I am, moreover, impressed that Walter May’s mandate to me twice used the word “narrative,” “narrative of hope and faithfulness in the Old Testament” in the service of a “narrative of hopeful, inclusive ministry.” It is clear against both Enlightenment reason and fundamentalist reductionism that there is no tight settled edict that could yield sustainable hope. Rather hope arises precisely through the narrative process in which we tell and retell our lives.1 Thus narrative has privilege as a mode for the substance of faith because we tell a story in which newness emerges specifically and concretely in a way that cannot be explained or controlled. Thus the question among us is, “What story shall we tell?” given that the dominant story we tell allows for no news to emerge, precisely because we are bent on explanatory control. A controlled story, one in which we know the end before we start telling, is no venue for hope.
When a Christian preacher or teacher asks about narratives of hope, we are drawn to the big narratives:
“My father was a wandering Aramean” as the defining story of ancient Israel, a story that culminates with gratitude for the new land.
The Pauline summary of faith grounded in Scripture:
For I handed on to you as of first importance what I in turn had received: that Christ died for our sins in accordance with the scriptures, and that he was buried, and that he was raised on the third day in accordance with the scriptures, and that he appeared to Cephas, then to the twelve. Then he appeared to more than five hundred brothers and sisters at one time, most of whom are alive, though some have died. Then he appeared to James, and then to all the apostles. Last of all, as to one untimely born, he appeared also to me. (1 Cor 15:3-8)
The eucharistic mystery of faith:
Christ has died,
Christ is risen,
Christ will come again.
And eventually we come to the creeds that pivot on that awesome phrase, “and was made man.”

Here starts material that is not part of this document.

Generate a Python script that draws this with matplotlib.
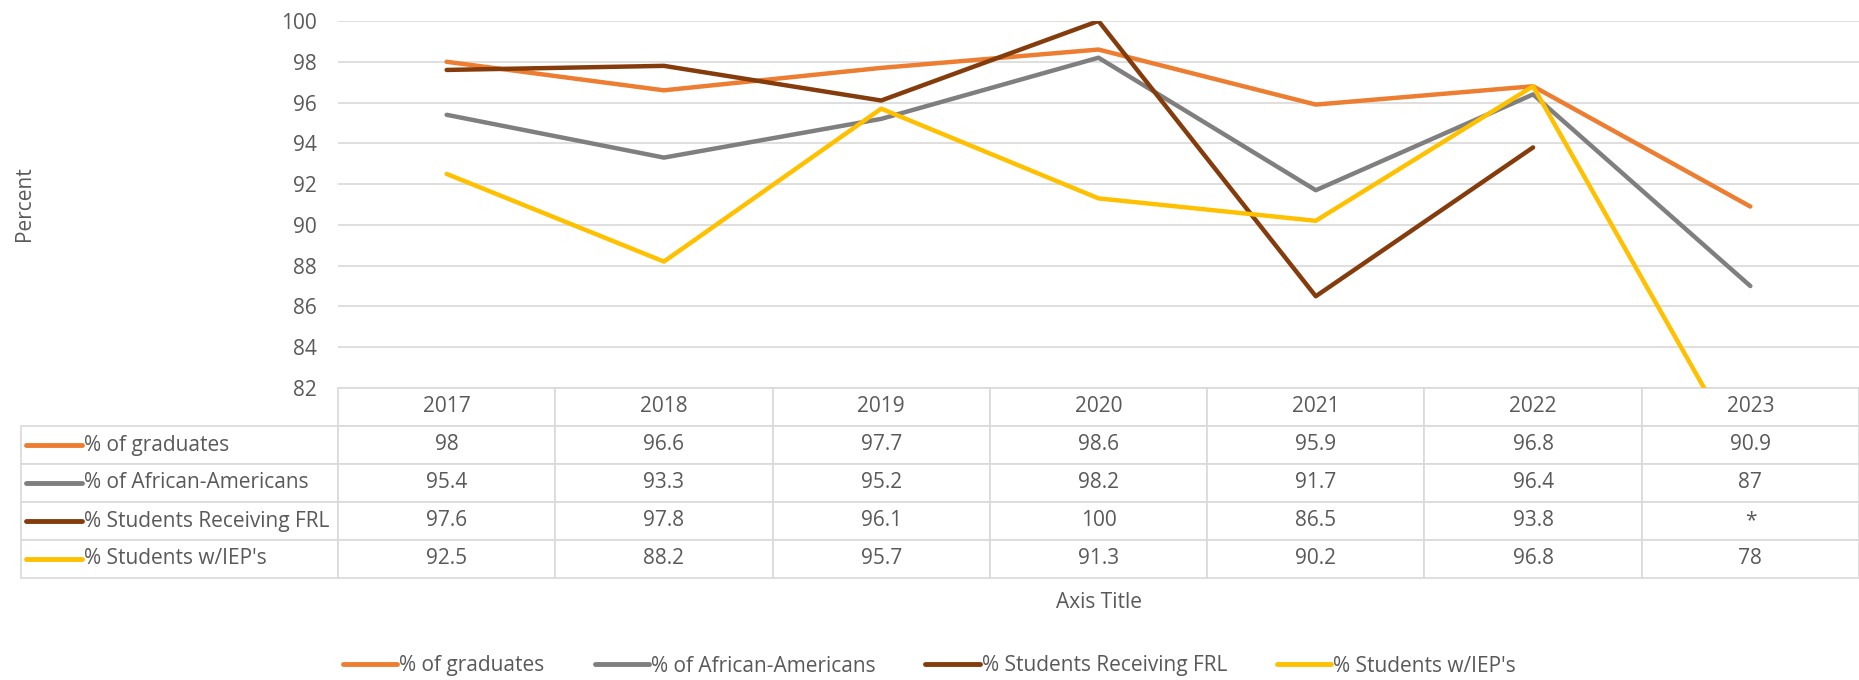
import matplotlib
matplotlib.use("Agg")
import matplotlib.pyplot as plt
from matplotlib.lines import Line2D
import numpy as np

plt.rcParams['font.family'] = ['Open Sans', 'DejaVu Sans']

# Data
years = ["2017", "2018", "2019", "2020", "2021", "2022", "2023"]
series_names = ["% of graduates", "% of African-Americans",
                "% Students Receiving FRL", "% Students w/IEP's"]
graduates = [98, 96.6, 97.7, 98.6, 95.9, 96.8, 90.9]
african_americans = [95.4, 93.3, 95.2, 98.2, 91.7, 96.4, 87]
frl = [97.6, 97.8, 96.1, 100, 86.5, 93.8, np.nan]
iep = [92.5, 88.2, 95.7, 91.3, 90.2, 96.8, 78]
y_ticks = list(range(82, 101, 2))

colors = ["#ED7D31", "#7F7F7F", "#843C0C", "#FFC000"]
txt_col = "#595959"
grid_col = "#D9D9D9"
fs = 15

W, H = 1859, 680
fig = plt.figure(figsize=(W / 100, H / 100), dpi=100)
ax = fig.add_axes([338 / W, 1 - 388 / H, 1 - 338 / W, (388 - 21) / H])

all_series = [graduates, african_americans, frl, iep]
x = np.arange(len(years))
for vals, c in zip(all_series, colors):
    ax.plot(x, vals, color=c, lw=3.2, solid_joinstyle="round", solid_capstyle="round")

ax.set_xlim(-0.5, len(years) - 0.5)
ax.set_ylim(82, 100)
ax.set_yticks(y_ticks)
ax.set_xticks([])
ax.tick_params(axis="y", length=0, pad=15, labelsize=fs, labelcolor=txt_col)
ax.grid(axis="y", color=grid_col, lw=1.2)
ax.set_axisbelow(True)
for s in ax.spines.values():
    s.set_visible(False)

# data table under the plot (bbox covers the year columns, label column hangs left)
ax_w = W - 338
ax_h = 388 - 21
label_w = 338 - 21
col_w = ax_w / len(years)
cell_text = [["*" if np.isnan(v) else f"{v:g}" for v in s] for s in all_series]
tbl = ax.table(cellText=cell_text, colLabels=years, cellLoc="center",
               colWidths=[col_w / ax_w] * len(years),
               bbox=[0, -190 / ax_h, 1, 190 / ax_h])
cell_h = tbl[(1, 0)].get_height()
for r in range(1, len(series_names) + 1):
    tbl.add_cell(r, -1, width=label_w / ax_w, height=cell_h, text="")
tbl.auto_set_font_size(False)
tbl.set_fontsize(fs)
for (r, c), cell in tbl.get_celld().items():
    cell.set_edgecolor(grid_col)
    cell.set_linewidth(1.2)
    cell.get_text().set_color(txt_col)

# row labels with line keys
row_h = 190 / 5
for i, (name, c) in enumerate(zip(series_names, colors)):
    yc = 1 - (388 + row_h * (i + 1.5)) / H
    fig.add_artist(Line2D([26 / W, 82 / W], [yc, yc], color=c, lw=3.5,
                          solid_capstyle="round"))
    fig.text(84 / W, yc, name, ha="left", va="center", fontsize=fs, color=txt_col)

fig.text(24 / W, 1 - 204 / H, "Percent", rotation=90, ha="center", va="center",
         fontsize=fs, color=txt_col)
fig.text(1099 / W, 1 - 602 / H, "Axis Title", ha="center", va="center",
         fontsize=fs, color=txt_col)

handles = [Line2D([], [], color=c, lw=3.5, solid_capstyle="round") for c in colors]
leg = fig.legend(handles, series_names, loc="center", bbox_to_anchor=(0.5, 1 - 666 / H),
                 ncol=4, frameon=False, fontsize=fs, handlelength=2.6,
                 handletextpad=0.1, columnspacing=2.4, borderpad=0)
for t in leg.get_texts():
    t.set_color(txt_col)

fig.savefig("out.png", dpi=100)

But of course the big narratives, in order to be pastorally compelling, emerge in small pastoral venues that well up in the concrete lives of the faithful. I submit that in all of these small venues, widely variant as they are, the defining connection is between bodily reality (of life, suffering, and death) and holy mystery that we cannot articulate with any precision but that matters decisively to us. It is the wonder of our faith—and of the stories we tell—that bodily reality and holy mystery make contact, not unlike that instant of contact between God and Adam sketched by Michelangelo in the Sistine Chapel. To tell a surprising, compelling interaction of bodily reality and holy mystery, we situate our immediate narrative and shape it according to the remembered narrative of that same interface that we cannot explain but to which we bear witness. Thus I assume that in telling and in hearing such a tale that yields newness, we inescapably move back and forth between what we remember from previous tellings and what we know in the present tense of our own bodily contact with that holy mystery. So I take my assignment to tell a tale of hope that is a remembered story in which newness emerged at the mix of body and holy. As we tell and hear such a remembered story, we let the memory become present tense among us and find the pulse of new possibility that is in part God-given and in part humanly felt and discerned.